It might not feel like it, but a particularly dry winter is not only affecting Auckland's dam levels - it's affecting homes. A lack of groundwater has been shifting houses built on clay soil.
Evan Bradshaw's customers have been facing an unusual problem.
"People's doors jam or they're having trouble opening or quite often they'll close their door and it doesn't click shut," he says.
Auckland's lack of rainfall has meant less groundwater, drying out the clay soil some Auckland houses are built on. And now these houses are moving.
"When you look at the top of the door, you'll see the gap between the door and the frame, it should be even all the way along. If it's tapered that means you've got movement," Bradshaw says.
The drought has been particularly tough on older homes like bungalows and villas.
"A lot of the homes that are on piles, those older homes, they have a tendency to move more," Bradshaw says.
When Sam Fu-Allen opens his bedroom door he puts his back into it.
"They stiffen up a lot when its hot weather, to the point sometimes we have to shoulder barge them open," he says.

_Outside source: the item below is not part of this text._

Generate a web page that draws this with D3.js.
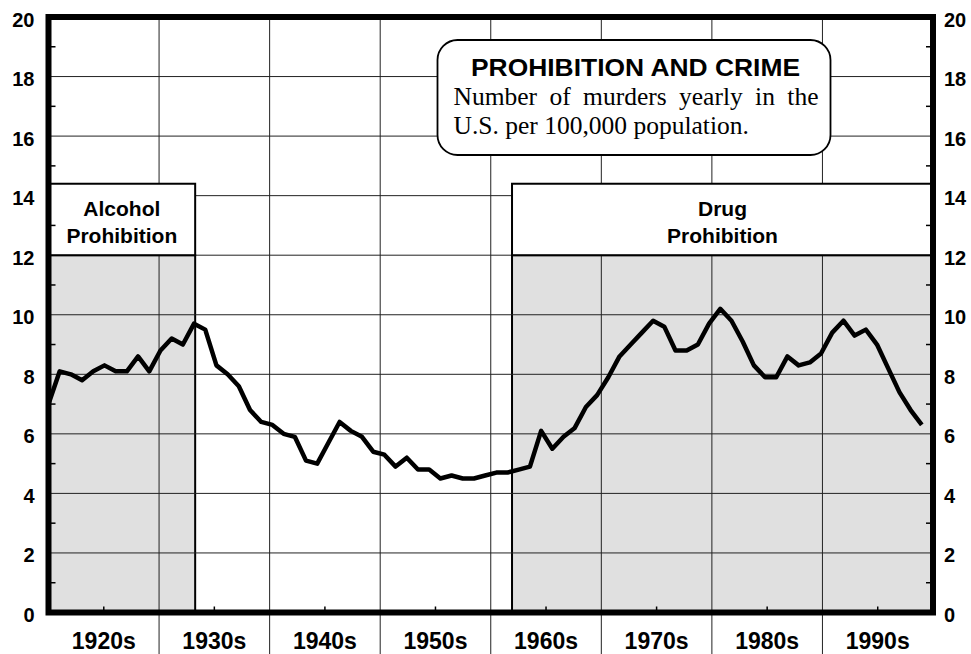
<!DOCTYPE html>
<html>
<head>
<meta charset="utf-8">
<script src="https://cdn.jsdelivr.net/npm/d3@7"></script>
<style>
  body { margin: 0; background: #fff; }
  svg { display: block; }
</style>
</head>
<body>
<div id="chart"></div>
<script>
var years = [1920, 1921, 1922, 1923, 1924, 1925, 1926, 1927, 1928, 1929,
  1930, 1931, 1932, 1933, 1934, 1935, 1936, 1937, 1938, 1939,
  1940, 1941, 1942, 1943, 1944, 1945, 1946, 1947, 1948, 1949,
  1950, 1951, 1952, 1953, 1954, 1955, 1956, 1957, 1958, 1959,
  1960, 1961, 1962, 1963, 1964, 1965, 1966, 1967, 1968, 1969,
  1970, 1971, 1972, 1973, 1974, 1975, 1976, 1977, 1978, 1979,
  1980, 1981, 1982, 1983, 1984, 1985, 1986, 1987, 1988, 1989,
  1990, 1991, 1992, 1993, 1994, 1995, 1996, 1997, 1998];
var murderRate = [7.0, 8.1, 8.0, 7.8, 8.1, 8.3, 8.1, 8.1, 8.6, 8.1,
  8.8, 9.2, 9.0, 9.7, 9.5, 8.3, 8.0, 7.6, 6.8, 6.4,
  6.3, 6.0, 5.9, 5.1, 5.0, 5.7, 6.4, 6.1, 5.9, 5.4,
  5.3, 4.9, 5.2, 4.8, 4.8, 4.5, 4.6, 4.5, 4.5, 4.6,
  4.7, 4.7, 4.8, 4.9, 6.1, 5.5, 5.9, 6.2, 6.9, 7.3,
  7.9, 8.6, 9.0, 9.4, 9.8, 9.6, 8.8, 8.8, 9.0, 9.7,
  10.2, 9.8, 9.1, 8.3, 7.9, 7.9, 8.6, 8.3, 8.4, 8.7,
  9.4, 9.8, 9.3, 9.5, 9.0, 8.2, 7.4, 6.8, 6.3];
var decades = ["1920s", "1930s", "1940s", "1950s", "1960s", "1970s", "1980s", "1990s"];
var yTicks = [0, 2, 4, 6, 8, 10, 12, 14, 16, 18, 20];
var periodNames = [["Alcohol", "Prohibition"], ["Drug", "Prohibition"]];
var periodStart = [1920, 1961.4];
var periodEnd = [1933.1, 1999];
var titleText = "PROHIBITION AND CRIME";
var subtitleLines = ["Number of murders yearly in the", "U.S. per 100,000 population."];

var width = 971; //page size
var height = 654;
var plotLeft = 48.5, plotRight = 933, plotTop = 17, plotBottom = 612.5; //plot frame
var shadeTop = 12; //grey shading ends here, label boxes sit above it
var labelTop = 14.4;
var sans = "'Liberation Sans', Arial, Helvetica, sans-serif";
var serif = "'Liberation Serif', 'Times New Roman', Times, serif";

var x = d3.scaleLinear().domain([1920, 1999]).range([plotLeft, plotRight]); //year scale for the data
var xBand = d3.scaleBand().domain(decades).range([plotLeft, plotRight]); //decade bands for labels and grid
var y = d3.scaleLinear().domain([0, 20]).range([plotBottom, plotTop]);

var svg = d3.select("#chart")
  .append("svg")
  .attr("width", width)
  .attr("height", height);

// grey prohibition periods
svg.selectAll(".shade")
  .data(periodStart)
  .enter()
  .append("rect")
  .attr("class", "shade")
  .attr("x", function(d) { return x(d); })
  .attr("y", y(shadeTop))
  .attr("width", function(d, i) { return x(periodEnd[i]) - x(d); })
  .attr("height", y(0) - y(shadeTop))
  .attr("fill", "#e0e0e0")
  .attr("stroke", "#000")
  .attr("stroke-width", 2);

// horizontal grid
svg.selectAll(".hgrid")
  .data(yTicks.filter(function(d) { return d > 0 && d < 20; }))
  .enter()
  .append("line")
  .attr("class", "hgrid")
  .attr("x1", plotLeft).attr("x2", plotRight)
  .attr("y1", function(d) { return y(d); })
  .attr("y2", function(d) { return y(d); })
  .attr("stroke", "#222")
  .attr("stroke-width", 1);

// vertical grid between decades, running down between the labels
svg.selectAll(".vgrid")
  .data(decades.slice(1))
  .enter()
  .append("line")
  .attr("class", "vgrid")
  .attr("x1", function(d) { return xBand(d); })
  .attr("x2", function(d) { return xBand(d); })
  .attr("y1", plotTop)
  .attr("y2", height)
  .attr("stroke", "#222")
  .attr("stroke-width", 1);

// label boxes above the shading
var period = svg.selectAll(".period")
  .data(periodNames)
  .enter()
  .append("g")
  .attr("class", "period");

period.append("rect")
  .attr("x", function(d, i) { return x(periodStart[i]); })
  .attr("y", y(labelTop))
  .attr("width", function(d, i) { return x(periodEnd[i]) - x(periodStart[i]); })
  .attr("height", y(shadeTop) - y(labelTop))
  .attr("fill", "#fff")
  .attr("stroke", "#000")
  .attr("stroke-width", 2);

period.each(function(d, i) {
  var cx = (x(periodStart[i]) + x(periodEnd[i])) / 2;
  d3.select(this).selectAll("text")
    .data(d)
    .enter()
    .append("text")
    .attr("x", cx)
    .attr("y", function(t, j) { return 216 + j * 27; })
    .attr("text-anchor", "middle")
    .style("font-family", sans)
    .style("font-weight", "bold")
    .style("font-size", "21px")
    .text(function(t) { return t; });
});

// title box
var title = svg.append("g");
title.append("rect")
  .attr("x", 437.5).attr("y", 40)
  .attr("width", 393).attr("height", 115)
  .attr("rx", 20).attr("ry", 20)
  .attr("fill", "#fff")
  .attr("stroke", "#000")
  .attr("stroke-width", 1.8);

title.append("text")
  .attr("x", 471).attr("y", 76)
  .attr("textLength", 329)
  .attr("lengthAdjust", "spacingAndGlyphs")
  .style("font-family", sans)
  .style("font-weight", "bold")
  .style("font-size", "24px")
  .text(titleText);

var sub = title.selectAll(".sub")
  .data(subtitleLines)
  .enter()
  .append("text")
  .attr("class", "sub")
  .attr("x", 453.5)
  .attr("y", function(d, i) { return 105 + i * 29; })
  .style("font-family", serif)
  .style("font-size", "25.5px")
  .text(function(d) { return d; });

// justify the first subtitle line by widening the word gaps
sub.filter(function(d, i) { return i == 0; })
  .each(function(d) {
    var gaps = d.split(" ").length - 1;
    var extra = (365 - this.getComputedTextLength()) / gaps;
    d3.select(this).style("word-spacing", Math.max(0, extra) + "px");
  });

// murder rate line
var line = d3.line()
  .x(function(d, i) { return x(years[i]); })
  .y(function(d) { return y(d); });

svg.append("path")
  .datum(murderRate)
  .attr("d", line)
  .attr("fill", "none")
  .attr("stroke", "#000")
  .attr("stroke-width", 4.5)
  .attr("stroke-linejoin", "round");

// heavy frame
svg.append("rect")
  .attr("x", plotLeft).attr("y", plotTop)
  .attr("width", plotRight - plotLeft).attr("height", plotBottom - plotTop)
  .attr("fill", "none")
  .attr("stroke", "#000")
  .attr("stroke-width", 6);

// small inner ticks: odd values on both sides, mid decade at the bottom
var minorY = yTicks.slice(1).map(function(d) { return d - 1; });
svg.selectAll(".ltick")
  .data(minorY)
  .enter()
  .append("line")
  .attr("x1", plotLeft).attr("x2", plotLeft + 7)
  .attr("y1", function(d) { return y(d); })
  .attr("y2", function(d) { return y(d); })
  .attr("stroke", "#000").attr("stroke-width", 1.5);
svg.selectAll(".rtick")
  .data(minorY)
  .enter()
  .append("line")
  .attr("x1", plotRight).attr("x2", plotRight - 7)
  .attr("y1", function(d) { return y(d); })
  .attr("y2", function(d) { return y(d); })
  .attr("stroke", "#000").attr("stroke-width", 1.5);
svg.selectAll(".btick")
  .data(decades)
  .enter()
  .append("line")
  .attr("x1", function(d) { return xBand(d) + xBand.bandwidth() / 2; })
  .attr("x2", function(d) { return xBand(d) + xBand.bandwidth() / 2; })
  .attr("y1", plotBottom).attr("y2", plotBottom - 6)
  .attr("stroke", "#000").attr("stroke-width", 1.5);

// axis labels
var yLeft = svg.append("g")
  .attr("transform", "translate(" + plotLeft + ",0)")
  .call(d3.axisLeft(y).tickValues(yTicks).tickSize(0).tickPadding(14));
var yRight = svg.append("g")
  .attr("transform", "translate(" + plotRight + ",0)")
  .call(d3.axisRight(y).tickValues(yTicks).tickSize(0).tickPadding(11));
[yLeft, yRight].forEach(function(g) {
  g.select(".domain").remove();
  g.selectAll("text")
    .attr("dy", "0.45em")
    .attr("fill", "#000")
    .style("font-family", sans)
    .style("font-weight", "bold")
    .style("font-size", "20px");
});

var xAxis = svg.append("g")
  .attr("transform", "translate(0," + plotBottom + ")")
  .call(d3.axisBottom(xBand).tickSize(0).tickPadding(20.5));
xAxis.select(".domain").remove();
xAxis.selectAll("text")
  .attr("fill", "#000")
  .style("font-family", sans)
  .style("font-weight", "bold")
  .style("font-size", "23px");
</script>
</body>
</html>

Dry conditions have meant Fu-Allen and his flatmates have had to get creative.
"To solve our front door rattling in the wind we've used medical strapping tape to narrow the opening to hold it in tighter," Fu-Allen says.
The strapping tape will have to do while Auckland's drought continues.
Recent rainfall has filled our dams up to the 60 percent mark. But that's still well short of how full they usually are at this time of year.
So until there's more rain a league tackle will have to do.
"Trying not to damage the door while pushing it open but still want to get into my bedroom every now and again y'know," Fu-Allen says.